Legal Status vs. Regulatory Status
While closely related, "legal status" and "regulatory status" are distinct concepts. Legal status refers to the fundamental recognition of an entity or asset under the law, defining its existence, rights, and obligations in a broad sense. For example, a company's legal status might be a "corporation" or a "limited liability company." This designation is foundational and granted by corporate or contract law.
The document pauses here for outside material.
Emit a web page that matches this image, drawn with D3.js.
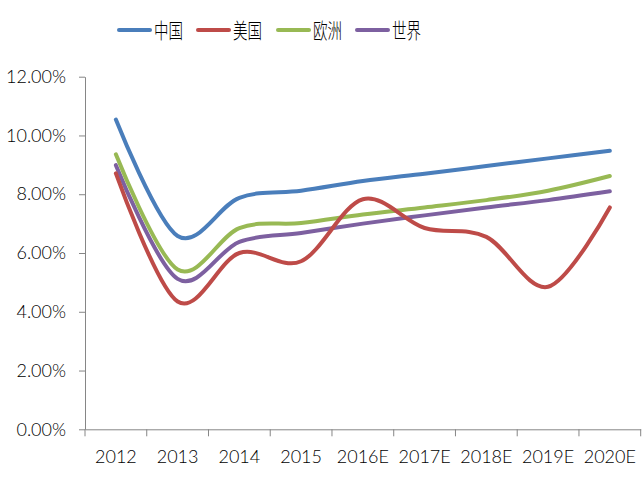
<!DOCTYPE html>
<html>
<head>
<meta charset="utf-8">
<script src="https://cdn.jsdelivr.net/npm/d3@7"></script>
<style>
    body { margin: 0; background: #fff; }
</style>
</head>
<body>
<div id="chart"></div>
<script>
const years = ["2012", "2013", "2014", "2015", "2016E", "2017E", "2018E", "2019E", "2020E"];
const seriesNames = ["中国", "美国", "欧洲", "世界"];
const chinaValues = [10.54, 6.58, 7.88, 8.12, 8.45, 8.7, 8.96, 9.22, 9.48];
const usValues = [8.71, 4.35, 6.0, 5.72, 7.83, 6.85, 6.55, 4.85, 7.55];
const europeValues = [9.36, 5.44, 6.85, 7.02, 7.31, 7.55, 7.8, 8.12, 8.62];
const worldValues = [8.99, 5.12, 6.38, 6.68, 7.0, 7.28, 7.55, 7.8, 8.1];
const yTicks = [0, 2, 4, 6, 8, 10, 12];
const colors = ["#4a7ebb", "#be4b48", "#98b954", "#7d60a0"];

const width = 642;
const height = 480;
const margin = { top: 76.7, right: 1.3, bottom: 50.7, left: 85 };

const series = [chinaValues, usValues, europeValues, worldValues].map((vals, i) => ({
    name: seriesNames[i],
    color: colors[i],
    values: vals
}));

const svg = d3.select("#chart")
    .append("svg")
    .attr("width", width)
    .attr("height", height);

const x = d3.scaleBand()
    .domain(years)
    .range([margin.left, width - margin.right]);

const y = d3.scaleLinear()
    .domain([0, 12])
    .range([height - margin.bottom, margin.top]);

const axisFont = "Lato, 'Open Sans', sans-serif";

// y axis
const yAxis = d3.axisLeft(y)
    .tickValues(yTicks)
    .tickSize(6)
    .tickSizeOuter(0)
    .tickFormat(d => d.toFixed(2) + "%");

svg.append("g")
    .attr("transform", "translate(" + margin.left + ",0)")
    .call(yAxis)
    .call(g => g.selectAll("path, line").attr("stroke", "#868686"))
    .call(g => g.selectAll("text")
        .attr("x", -19)
        .attr("fill", "#000")
        .attr("font-family", axisFont)
        .attr("font-weight", 300)
        .attr("font-size", 18));

// x axis
const xAxis = d3.axisBottom(x)
    .tickSize(0)
    .tickSizeOuter(0);

const gx = svg.append("g")
    .attr("transform", "translate(0," + (height - margin.bottom) + ")")
    .call(xAxis)
    .call(g => g.select("path").attr("stroke", "#868686"))
    .call(g => g.selectAll("text")
        .attr("y", 0)
        .attr("dy", "1.9em")
        .attr("fill", "#000")
        .attr("font-family", axisFont)
        .attr("font-weight", 300)
        .attr("font-size", 18));

// category boundary ticks
const bounds = years.map(d => x(d)).concat([x(years[years.length - 1]) + x.bandwidth()]);
gx.selectAll("line.bound")
    .data(bounds)
    .join("line")
    .attr("class", "bound")
    .attr("x1", d => d)
    .attr("x2", d => d)
    .attr("y1", 0)
    .attr("y2", 7)
    .attr("stroke", "#868686");

// lines
const line = d3.line()
    .x((d, i) => x(years[i]) + x.bandwidth() / 2)
    .y(d => y(d))
    .curve(d3.curveCardinal.tension(0));

// draw world first so order overlaps like the reference
svg.append("g")
    .selectAll("path")
    .data(series.slice().reverse())
    .join("path")
    .attr("d", d => line(d.values))
    .attr("fill", "none")
    .attr("stroke", d => d.color)
    .attr("stroke-width", 4)
    .attr("stroke-linecap", "round")
    .attr("stroke-linejoin", "round");

// legend
const legendX = [119, 198, 278, 357];
const legend = svg.append("g")
    .selectAll("g")
    .data(series)
    .join("g")
    .attr("transform", (d, i) => "translate(" + legendX[i] + ",30)");

legend.append("line")
    .attr("x1", 0)
    .attr("x2", 31)
    .attr("stroke", d => d.color)
    .attr("stroke-width", 4)
    .attr("stroke-linecap", "round");

legend.append("text")
    .attr("x", 35)
    .attr("y", 8)
    .attr("font-family", "'Noto Sans CJK SC', sans-serif")
    .attr("font-weight", 300)
    .attr("font-size", 21)
    .attr("textLength", 29)
    .attr("lengthAdjust", "spacingAndGlyphs")
    .attr("fill", "#000")
    .text(d => d.name);
</script>
</body>
</html>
Regulatory status, on the other hand, refers to how an entity or asset is treated by specific regulatory bodies based on its activities or characteristics. A corporation might have the legal status of a "public company," but its regulatory status could be that of a "bank holding company" if it owns a bank, or a "broker-dealer" if it engages in securities trading. This latter designation brings it under the purview of specific financial regulators (like the Federal Reserve or SEC) and subjects it to industry-specific rules beyond its basic legal form. In essence, legal status defines what something is in the eyes of the law, while regulatory status dictates how it is overseen and governed by specific regulatory authorities.
FAQs
What determines a company's legal status?
A company's legal status is primarily determined by the legal structure it chooses or is required to adopt (e.g., corporation, partnership, limited liability company) and the laws of the jurisdiction where it is formed and operates. This involves filing specific documents with government authorities.
Can the legal status of an asset change?
Yes, the legal status of an asset can change, often due to new legislation, evolving legal interpretations, or the asset's transformation. For example, a loan might be securitized and become a tradeable security, or regulatory rulings might reclassify certain digital assets, impacting how they are regulated.
Why is legal status important for investors?
For investors, understanding the legal status of a company or an investment product is crucial because it informs their rights, potential liabilities, and the regulatory protections available. For instance, investing in a publicly traded company typically offers more transparency and regulatory oversight than investing in a private venture.